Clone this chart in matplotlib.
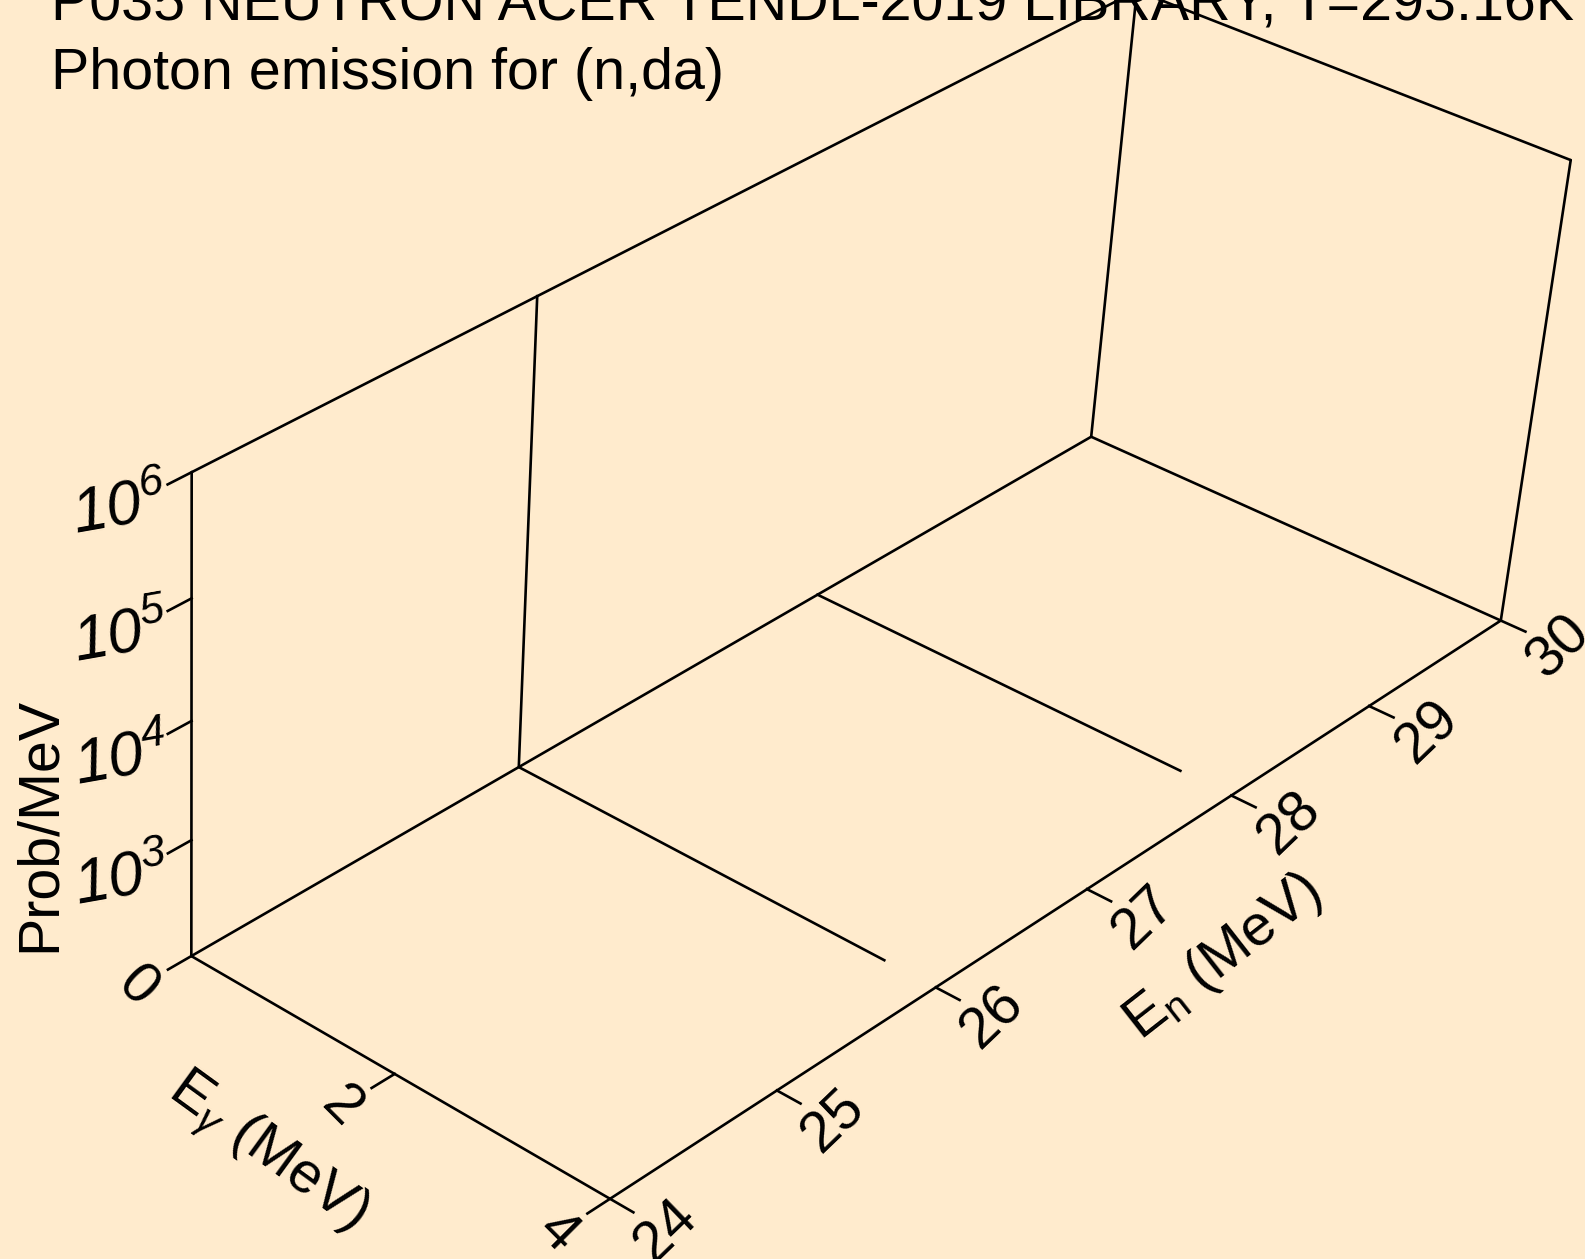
import numpy as np
import matplotlib as mpl
from matplotlib import pyplot as plt

mpl.rcParams['font.family'] = ['Liberation Sans', 'DejaVu Sans']
mpl.rcParams['mathtext.fontset'] = 'custom'
mpl.rcParams['mathtext.rm'] = 'Liberation Sans:italic'
mpl.rcParams['mathtext.it'] = 'Liberation Sans:italic'
mpl.rcParams['mathtext.sf'] = 'Liberation Sans'

title1 = 'P035 NEUTRON ACER TENDL-2019 LIBRARY, T=293.16K'
title2 = 'Photon emission for (n,da)'

# axis ranges
eg_min, eg_max = 0.0, 4.0          # E gamma (MeV)
en_min, en_max = 24.0, 30.0        # E n (MeV)
logp_min, logp_max = 2.0, 6.0      # log10 Prob/MeV

eg_ticks = [0, 2, 4]
en_ticks = [24, 25, 26, 27, 28, 29, 30]
logp_ticks = [3, 4, 5, 6]

# spectra, one per incident energy (values below 1e2 sit on the floor)
en_curves = [26.0, 28.0]
eg_curve_26 = [0.0, 0.0, 3.53]
prob_curve_26 = [2.0e6, 0.0, 0.0]
eg_curve_28 = [0.0, 3.53]
prob_curve_28 = [0.0, 0.0]

bg = '#FFEBCD'

# camera: fitted from where the box corners land on the page (pixels)
box_uvw = np.array([[0, 0, 0], [1, 0, 0], [1, 1, 0], [0, 1, 0],
                    [0, 0, 1], [1, 1, 1], [0.5, 0, 0]], dtype=float)
box_px = np.array([[191.7, 956.0], [610.7, 1198.7], [1500.7, 620.7],
                   [1091.3, 436.7], [191.7, 472.3], [1570.7, 160.0],
                   [393.6, 1074.0]])


def fit_camera(uvw, px):
    s = 1000.0
    rows = []
    for (X, Y, Z), (x, y) in zip(uvw, px / s):
        rows.append([X, Y, Z, 1, 0, 0, 0, 0, -x*X, -x*Y, -x*Z, -x])
        rows.append([0, 0, 0, 0, X, Y, Z, 1, -y*X, -y*Y, -y*Z, -y])
    _, _, vt = np.linalg.svd(np.array(rows))
    P = vt[-1].reshape(3, 4)
    P[:2] *= s
    return P


P = fit_camera(box_uvw, box_px)


def project(u, v, w):
    u, v, w = np.broadcast_arrays(np.asarray(u, float), np.asarray(v, float), np.asarray(w, float))
    h = P @ np.vstack([u.ravel(), v.ravel(), w.ravel(), np.ones(u.size)])
    return h[0] / h[2], h[1] / h[2]


def to_uvw(eg, en, prob):
    prob = np.asarray(prob, float)
    lp = np.log10(np.maximum(prob, 10**logp_min))
    lp = np.clip(lp, logp_min, logp_max)
    u = (np.asarray(eg, float) - eg_min) / (eg_max - eg_min)
    v = (np.asarray(en, float) - en_min) / (en_max - en_min) * np.ones_like(u)
    w = (lp - logp_min) / (logp_max - logp_min)
    return u, v, w


def pt(u, v, w):
    x, y = project(u, v, w)
    return np.array([x[0], y[0]])


def unit(a):
    return a / np.hypot(*a)


fig = plt.figure(figsize=(15.85, 12.59), dpi=100, facecolor=bg)
ax = fig.add_axes([0, 0, 1, 1])
ax.set_xlim(0, 1585)
ax.set_ylim(1259, 0)
ax.axis('off')

lw = 1.9
# box edges
edges = [((0, 0, 0), (1, 0, 0)), ((1, 0, 0), (1, 1, 0)), ((0, 0, 0), (0, 0, 1)),
         ((0, 0, 0), (0, 1, 0)), ((0, 1, 0), (1, 1, 0)), ((0, 1, 0), (0, 1, 1)),
         ((1, 1, 0), (1, 1, 1)), ((0, 0, 1), (0, 1, 1)), ((0, 1, 1), (1, 1, 1))]
for a, b in edges:
    x, y = project([a[0], b[0]], [a[1], b[1]], [a[2], b[2]])
    ax.plot(x, y, color='black', lw=lw, solid_capstyle='round')

tick_len = 27
fs = 41.3

# E gamma axis
for t in eg_ticks:
    u = (t - eg_min) / (eg_max - eg_min)
    base = pt(u, 0, 0)
    d = unit(pt(u, -0.05, 0) - base)
    end = base + d * tick_len
    ax.plot([base[0], end[0]], [base[1], end[1]], color='black', lw=lw)
    lab = base + d * 63
    ax.text(lab[0], lab[1], str(t), fontsize=fs, rotation=-45,
            ha='center', va='center', rotation_mode='anchor')
base = pt(0.5, 0, 0)
d = unit(pt(0.5, -0.05, 0) - base)
lab = base + d * 150
ax.text(lab[0], lab[1], r'E$_\gamma$ (MeV)', fontsize=fs, rotation=-36,
        ha='center', va='center', rotation_mode='anchor')

# E n axis
for t in en_ticks:
    v = (t - en_min) / (en_max - en_min)
    base = pt(1, v, 0)
    d = unit(pt(1.05, v, 0) - base)
    end = base + d * tick_len
    ax.plot([base[0], end[0]], [base[1], end[1]], color='black', lw=lw)
    lab = base + d * 64
    ax.text(lab[0], lab[1], str(t), fontsize=fs, rotation=44,
            ha='center', va='center', rotation_mode='anchor')
base = pt(1, 0.5, 0)
d = unit(pt(1.05, 0.5, 0) - base)
lab = base + d * 152
ax.text(lab[0], lab[1], r'E$_\mathsf{n}$ (MeV)', fontsize=fs, rotation=38,
        ha='center', va='center', rotation_mode='anchor')

# Prob axis
for t in logp_ticks:
    w = (t - logp_min) / (logp_max - logp_min)
    base = pt(0, 0, w)
    d = unit(pt(0, -0.05, w) - base)
    end = base + d * tick_len
    ax.plot([base[0], end[0]], [base[1], end[1]], color='black', lw=lw)
    lab = base + d * 80
    ax.text(lab[0], lab[1], r'$10^{%d}$' % t, fontsize=45, rotation=10,
            ha='center', va='center', rotation_mode='anchor')
ax.text(40, 824, 'Prob/MeV', fontsize=fs, rotation=90, ha='center', va='center')

# spectra
for en, eg, prob in [(en_curves[0], eg_curve_26, prob_curve_26),
                     (en_curves[1], eg_curve_28, prob_curve_28)]:
    u, v, w = to_uvw(eg, en, prob)
    x, y = project(u, v, w)
    ax.plot(x, y, color='black', lw=lw)

ax.text(51, 20, title1, fontsize=fs, ha='left', va='baseline')
ax.text(51, 89, title2, fontsize=fs, ha='left', va='baseline')

fig.savefig('out.png', dpi=100, facecolor=fig.get_facecolor())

--- Exercise goal ---
Leave out the pictures and print every line of the data exactly.

--- Exercise response ---
Clone this chart in matplotlib.
import numpy as np
import matplotlib as mpl
from matplotlib import pyplot as plt

mpl.rcParams['font.family'] = ['Liberation Sans', 'DejaVu Sans']
mpl.rcParams['mathtext.fontset'] = 'custom'
mpl.rcParams['mathtext.rm'] = 'Liberation Sans:italic'
mpl.rcParams['mathtext.it'] = 'Liberation Sans:italic'
mpl.rcParams['mathtext.sf'] = 'Liberation Sans'

title1 = 'P035 NEUTRON ACER TENDL-2019 LIBRARY, T=293.16K'
title2 = 'Photon emission for (n,da)'

# axis ranges
eg_min, eg_max = 0.0, 4.0          # E gamma (MeV)
en_min, en_max = 24.0, 30.0        # E n (MeV)
logp_min, logp_max = 2.0, 6.0      # log10 Prob/MeV

eg_ticks = [0, 2, 4]
en_ticks = [24, 25, 26, 27, 28, 29, 30]
logp_ticks = [3, 4, 5, 6]

# spectra, one per incident energy (values below 1e2 sit on the floor)
en_curves = [26.0, 28.0]
eg_curve_26 = [0.0, 0.0, 3.53]
prob_curve_26 = [2.0e6, 0.0, 0.0]
eg_curve_28 = [0.0, 3.53]
prob_curve_28 = [0.0, 0.0]

bg = '#FFEBCD'

# camera: fitted from where the box corners land on the page (pixels)
box_uvw = np.array([[0, 0, 0], [1, 0, 0], [1, 1, 0], [0, 1, 0],
                    [0, 0, 1], [1, 1, 1], [0.5, 0, 0]], dtype=float)
box_px = np.array([[191.7, 956.0], [610.7, 1198.7], [1500.7, 620.7],
                   [1091.3, 436.7], [191.7, 472.3], [1570.7, 160.0],
                   [393.6, 1074.0]])


def fit_camera(uvw, px):
    s = 1000.0
    rows = []
    for (X, Y, Z), (x, y) in zip(uvw, px / s):
        rows.append([X, Y, Z, 1, 0, 0, 0, 0, -x*X, -x*Y, -x*Z, -x])
        rows.append([0, 0, 0, 0, X, Y, Z, 1, -y*X, -y*Y, -y*Z, -y])
    _, _, vt = np.linalg.svd(np.array(rows))
    P = vt[-1].reshape(3, 4)
    P[:2] *= s
    return P


P = fit_camera(box_uvw, box_px)


def project(u, v, w):
    u, v, w = np.broadcast_arrays(np.asarray(u, float), np.asarray(v, float), np.asarray(w, float))
    h = P @ np.vstack([u.ravel(), v.ravel(), w.ravel(), np.ones(u.size)])
    return h[0] / h[2], h[1] / h[2]


def to_uvw(eg, en, prob):
    prob = np.asarray(prob, float)
    lp = np.log10(np.maximum(prob, 10**logp_min))
    lp = np.clip(lp, logp_min, logp_max)
    u = (np.asarray(eg, float) - eg_min) / (eg_max - eg_min)
    v = (np.asarray(en, float) - en_min) / (en_max - en_min) * np.ones_like(u)
    w = (lp - logp_min) / (logp_max - logp_min)
    return u, v, w


def pt(u, v, w):
    x, y = project(u, v, w)
    return np.array([x[0], y[0]])


def unit(a):
    return a / np.hypot(*a)


fig = plt.figure(figsize=(15.85, 12.59), dpi=100, facecolor=bg)
ax = fig.add_axes([0, 0, 1, 1])
ax.set_xlim(0, 1585)
ax.set_ylim(1259, 0)
ax.axis('off')

lw = 1.9
# box edges
edges = [((0, 0, 0), (1, 0, 0)), ((1, 0, 0), (1, 1, 0)), ((0, 0, 0), (0, 0, 1)),
         ((0, 0, 0), (0, 1, 0)), ((0, 1, 0), (1, 1, 0)), ((0, 1, 0), (0, 1, 1)),
         ((1, 1, 0), (1, 1, 1)), ((0, 0, 1), (0, 1, 1)), ((0, 1, 1), (1, 1, 1))]
for a, b in edges:
    x, y = project([a[0], b[0]], [a[1], b[1]], [a[2], b[2]])
    ax.plot(x, y, color='black', lw=lw, solid_capstyle='round')

tick_len = 27
fs = 41.3

# E gamma axis
for t in eg_ticks:
    u = (t - eg_min) / (eg_max - eg_min)
    base = pt(u, 0, 0)
    d = unit(pt(u, -0.05, 0) - base)
    end = base + d * tick_len
    ax.plot([base[0], end[0]], [base[1], end[1]], color='black', lw=lw)
    lab = base + d * 63
    ax.text(lab[0], lab[1], str(t), fontsize=fs, rotation=-45,
            ha='center', va='center', rotation_mode='anchor')
base = pt(0.5, 0, 0)
d = unit(pt(0.5, -0.05, 0) - base)
lab = base + d * 150
ax.text(lab[0], lab[1], r'E$_\gamma$ (MeV)', fontsize=fs, rotation=-36,
        ha='center', va='center', rotation_mode='anchor')

# E n axis
for t in en_ticks:
    v = (t - en_min) / (en_max - en_min)
    base = pt(1, v, 0)
    d = unit(pt(1.05, v, 0) - base)
    end = base + d * tick_len
    ax.plot([base[0], end[0]], [base[1], end[1]], color='black', lw=lw)
    lab = base + d * 64
    ax.text(lab[0], lab[1], str(t), fontsize=fs, rotation=44,
            ha='center', va='center', rotation_mode='anchor')
base = pt(1, 0.5, 0)
d = unit(pt(1.05, 0.5, 0) - base)
lab = base + d * 152
ax.text(lab[0], lab[1], r'E$_\mathsf{n}$ (MeV)', fontsize=fs, rotation=38,
        ha='center', va='center', rotation_mode='anchor')

# Prob axis
for t in logp_ticks:
    w = (t - logp_min) / (logp_max - logp_min)
    base = pt(0, 0, w)
    d = unit(pt(0, -0.05, w) - base)
    end = base + d * tick_len
    ax.plot([base[0], end[0]], [base[1], end[1]], color='black', lw=lw)
    lab = base + d * 80
    ax.text(lab[0], lab[1], r'$10^{%d}$' % t, fontsize=45, rotation=10,
            ha='center', va='center', rotation_mode='anchor')
ax.text(40, 824, 'Prob/MeV', fontsize=fs, rotation=90, ha='center', va='center')

# spectra
for en, eg, prob in [(en_curves[0], eg_curve_26, prob_curve_26),
                     (en_curves[1], eg_curve_28, prob_curve_28)]:
    u, v, w = to_uvw(eg, en, prob)
    x, y = project(u, v, w)
    ax.plot(x, y, color='black', lw=lw)

ax.text(51, 20, title1, fontsize=fs, ha='left', va='baseline')
ax.text(51, 89, title2, fontsize=fs, ha='left', va='baseline')

fig.savefig('out.png', dpi=100, facecolor=fig.get_facecolor())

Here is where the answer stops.